Friday, March 25, 2005

Easter meditation: put it down

QUICK SATURDAY UPDATE: Sunrise is at 6:24AM on Sunday morning. I'll be at Namsan's wooden mountaintop pavilion (assuming it's not crowded with over-fervent Christians who're gonna make a lot of noise). Look for the fat, sweaty half-Korean guy in a black coat and no hat staring vainly eastward for a glimpse of the sun. Am hoping pollution is minimal at that time of the morning, but the weather forecast is also for a partly cloudy day, so we might get only a diffuse glow. All the same...

Today begins the period known to Catholics as Triduum, the three-day span during which Christ suffered, died, descended into hell, and rose again from the dead. Good Friday is the day of sadness and shadows, the day when the world loses hope, and all seems to be in ruin. Holy Saturday finds us in mourning and loss; it is a day of endurance. Finally, Easter Sunday reminds us that every ending is also a beginning. New life emerges. Hope finds its fulfillment. 
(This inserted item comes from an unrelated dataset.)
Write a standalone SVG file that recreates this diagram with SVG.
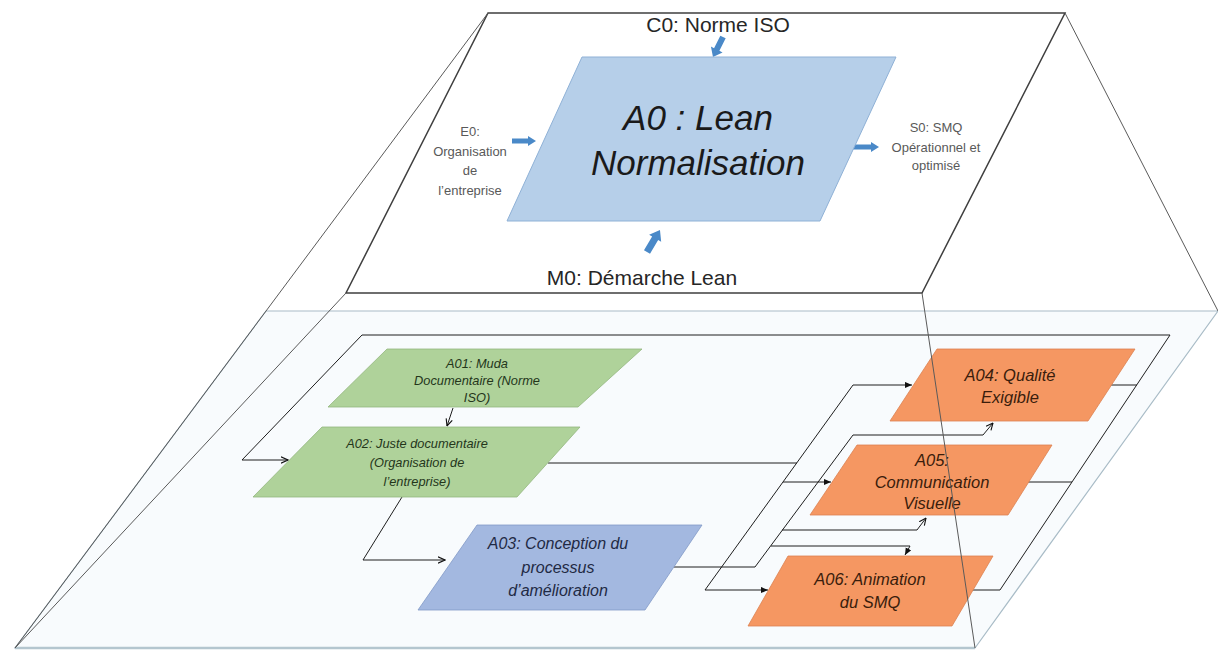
<svg xmlns="http://www.w3.org/2000/svg" width="1218" height="651" viewBox="0 0 1218 651">
<style>
  .plane { fill: #ffffff; stroke: #3f3f3f; stroke-width: 1.5; }
  .lower { fill: #f8fbfd; stroke: #a9bcc7; stroke-width: 1.2; }
  .persp { fill: none; stroke: #5a5a5a; stroke-width: 1; }
  .conn { fill: none; stroke: #1e1e1e; stroke-width: 1; }
  .big { fill: #4a89c8; }
  .a0 { fill: #b6cfe9; stroke: #8fb1d6; stroke-width: 1; }
  .green { fill: #afd29a; stroke: #93b67f; stroke-width: 0.8; }
  .blue { fill: #a3b8e0; stroke: #8199c7; stroke-width: 0.8; }
  .orange { fill: #f59762; stroke: #dc8250; stroke-width: 0.8; }
  text { font-family: "Liberation Sans", Arial, sans-serif; text-anchor: middle; }
  .lbl { font-size: 21px; fill: #262626; }
  .small { font-size: 13px; fill: #595959; }
  .t0 { font-size: 35px; font-style: italic; fill: #1a1a1a; }
  .tg { font-size: 12.8px; font-style: italic; fill: #24361a; }
  .tb { font-size: 16px; font-style: italic; fill: #1f2a44; }
  .to { font-size: 16.5px; font-style: italic; fill: #3a1d0c; }
</style>
<defs>
  <marker id="solid" viewBox="0 0 8 8" refX="8" refY="4" markerWidth="7" markerHeight="7" markerUnits="userSpaceOnUse" orient="auto">
    <path d="M0,0.5 L8,4 L0,7.5 Z" fill="#111"/>
  </marker>
  <marker id="open" viewBox="0 0 8 8" refX="7.5" refY="4" markerWidth="8" markerHeight="8" markerUnits="userSpaceOnUse" orient="auto">
    <path d="M0.5,0.8 L7.5,4 L0.5,7.2" fill="none" stroke="#111" stroke-width="1.1"/>
  </marker>
</defs>

<g id="planes">
  <polygon class="lower" points="266,311 1218,311 975,648 15,648"/>
  <line x1="15" y1="648" x2="975" y2="648" stroke="#b4c6cf" stroke-width="2.5"/>
  <polygon class="plane" points="488,13 1065,13 922,293 346,293"/>
  <line class="persp" x1="488" y1="13" x2="15" y2="648"/>
  <line class="persp" x1="346" y1="293" x2="15" y2="648"/>
  <line class="persp" x1="1065" y1="13" x2="1218" y2="311"/>
</g>

<g id="connectors">
  <path class="big" transform="translate(723,37) rotate(116.6)" d="M0,-3 L14,-3 L14,-6.5 L22.4,0 L14,6.5 L14,3 L0,3 Z"/>
  <path class="big" transform="translate(647,252) rotate(-59.4)" d="M0,-3.5 L16,-3.5 L16,-7 L25.5,0 L16,7 L16,3.5 L0,3.5 Z"/>
  <path class="big" transform="translate(512,141)" d="M0,-2.5 L16,-2.5 L16,-5 L24,0 L16,5 L16,2.5 L0,2.5 Z"/>
  <path class="big" transform="translate(853,147)" d="M0,-2.5 L18,-2.5 L18,-5 L26,0 L18,5 L18,2.5 L0,2.5 Z"/>

  <path class="conn" d="M1000,590 L1170,335 L362,335 L242,460 L288,460" marker-end="url(#open)"/>
  <line class="conn" x1="1110" y1="385" x2="1137" y2="385"/>
  <line class="conn" x1="1028" y1="482" x2="1072" y2="482"/>
  <line class="conn" x1="966" y1="590" x2="1000" y2="590"/>

  <line class="conn" x1="453" y1="408" x2="447" y2="426" marker-end="url(#open)"/>
  <path class="conn" d="M402,497 L363,560 L445,560" marker-end="url(#open)"/>
  <line class="conn" x1="548" y1="463" x2="797" y2="463"/>
  <line class="conn" x1="853" y1="385" x2="705" y2="590"/>
  <line class="conn" x1="853" y1="385" x2="912" y2="385" marker-end="url(#solid)"/>
  <line class="conn" x1="783" y1="482" x2="831" y2="482" marker-end="url(#solid)"/>
  <line class="conn" x1="705" y1="590" x2="768" y2="590" marker-end="url(#solid)"/>
  <line class="conn" x1="674" y1="567" x2="755" y2="567"/>
  <line class="conn" x1="755" y1="567" x2="853" y2="435"/>
  <path class="conn" d="M853,435 L983,435 L993,423" marker-end="url(#open)"/>
  <path class="conn" d="M782,530 L917,530 L926,518" marker-end="url(#open)"/>
  <path class="conn" d="M771,546 L910,546 L905,555" marker-end="url(#solid)"/>
</g>

<g id="A0">
  <polygon class="a0" points="582,57 896,57 820,221 507,221"/>
  <text class="t0" x="698" y="130">A0 : Lean</text>
  <text class="t0" x="698" y="175">Normalisation</text>
</g>
<g id="C0"><text class="lbl" x="718" y="32">C0: Norme ISO</text></g>
<g id="M0"><text class="lbl" x="642" y="285">M0: Démarche Lean</text></g>
<g id="E0">
  <text class="small" x="470" y="136">E0:</text>
  <text class="small" x="470" y="155.5">Organisation</text>
  <text class="small" x="470" y="175">de</text>
  <text class="small" x="470" y="194.5">l’entreprise</text>
</g>
<g id="S0">
  <text class="small" x="936" y="132">S0: SMQ</text>
  <text class="small" x="936" y="151.5">Opérationnel et</text>
  <text class="small" x="936" y="170">optimisé</text>
</g>

<g id="A01">
  <polygon class="green" points="387,349 642,349 578,407 328,407"/>
  <text class="tg" x="477" y="368">A01: Muda</text>
  <text class="tg" x="477" y="385">Documentaire (Norme</text>
  <text class="tg" x="477" y="402">ISO)</text>
</g>
<g id="A02">
  <polygon class="green" points="322,427 580,427 517,497 253,497"/>
  <text class="tg" x="417" y="448">A02: Juste documentaire</text>
  <text class="tg" x="417" y="467">(Organisation de</text>
  <text class="tg" x="417" y="486">l’entreprise)</text>
</g>
<g id="A03">
  <polygon class="blue" points="477,525 702,525 645,610 418,610"/>
  <text class="tb" x="558" y="549">A03: Conception du</text>
  <text class="tb" x="558" y="573">processus</text>
  <text class="tb" x="558" y="596">d’amélioration</text>
</g>
<g id="A04">
  <polygon class="orange" points="937,349 1135,349 1088,421 890,421"/>
  <text class="to" x="1010" y="381">A04: Qualité</text>
  <text class="to" x="1010" y="403">Exigible</text>
</g>
<g id="A05">
  <polygon class="orange" points="857,445 1052,445 1008,515 810,515"/>
  <text class="to" x="932" y="466">A05:</text>
  <text class="to" x="932" y="488">Communication</text>
  <text class="to" x="932" y="509">Visuelle</text>
</g>
<g id="A06">
  <polygon class="orange" points="788,556 993,556 952,626 748,626"/>
  <text class="to" x="870" y="585">A06: Animation</text>
  <text class="to" x="870" y="608">du SMQ</text>
</g>

<g id="perspective-front">
  <line class="persp" x1="922" y1="293" x2="975" y2="648"/>
</g>
</svg>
 Since I and a few people I know are all going through a painful period, each of us for various reasons, I thought it might be good to write about "putting it down." 

In Zen Buddhism, the maxim is "don't make anything." Your mind is so often the source of your troubles. You choose to face the slings and arrows of outrageous fortune either negatively or positively. Often, at the beginning of a troublesome period in your life, it is difficult to realize how responsible you are for your own choices. It's easier to shift blame to your surroundings. But ultimately, the healthiest route out of the forest of troubles is to start by looking in a mirror. Behold what's actually there; don't needlessly manufacture problems for yourself and others. 

 I'm not a scriptural literalist, so I don't believe Jesus rose from the dead. But the story of the passion and resurrection nevertheless holds power for me because it's a story about a man who put everything down, including his own life, for the sake of love. How many of us can claim to be ready and willing to do something like that? Not many, I suspect. Most of us, like little children, cling desperately to our cherished notions, preconceptions, and delusions, unwilling to countenance truth and change. We face the world with fear and create clever rationales for our spiritual cowardice. In a crisis period, this instinct intensifies. The ego swells to enormous size—everything is about getting hurt, everything is about me, me, me. The world doesn't understand my pain, and only I am in pain! 

 I've felt like that before. I've looked out at a street full of people and wondered why they didn't see my agony, which was plain as day to me. The world kept right on turning, resisting my egocentric interpretation of it. And there's a lesson in that. 

Life is change, ceaseless change. All we have is this moment. If we try to keep the past with us, we merely create more suffering for ourselves. If we try to hold on to our anger, or our hurt, or whatever it is we're feeling, we poison ourselves. 

It's better simply to put it all down. 

People need time to do this. It can't be done immediately. If, for example, you've just experienced a family tragedy, you can't be expected to act like the Taoist writer Chuang-tzu, banging on pots and celebrating your wife's death. No; most of us need time to mourn, grieve, recover. But after that period, we should be ready and willing to move on with our lives, to follow the constant flow of the river. You can't see the new life of Easter if you're always looking backward. Easter points simultaneously to the present and to the future, to hope and happiness and fulfillment. Think positively. Embrace goodness where you find it. Actively seek the good; don't wait passively for it.

I'm changing my own plans: I won't be blogging this weekend. I have a lot to do, not much time to do it, and am looking forward to some good job interviews next week. On Sunday morning, I'm going to try and hit Namsan very early so I can see the sunrise from the mountaintop. Then I'm off to Hwagye-sa with a friend—nothing like a little Easter dharma.

Whatever your religion (or even if you have no religion), may this Easter find you looking to the horizon with hope and a sense that things can and will be better. May it also find you looking back from the horizon to where you are now, suddenly seeing the good things that have always surrounded you. Peace.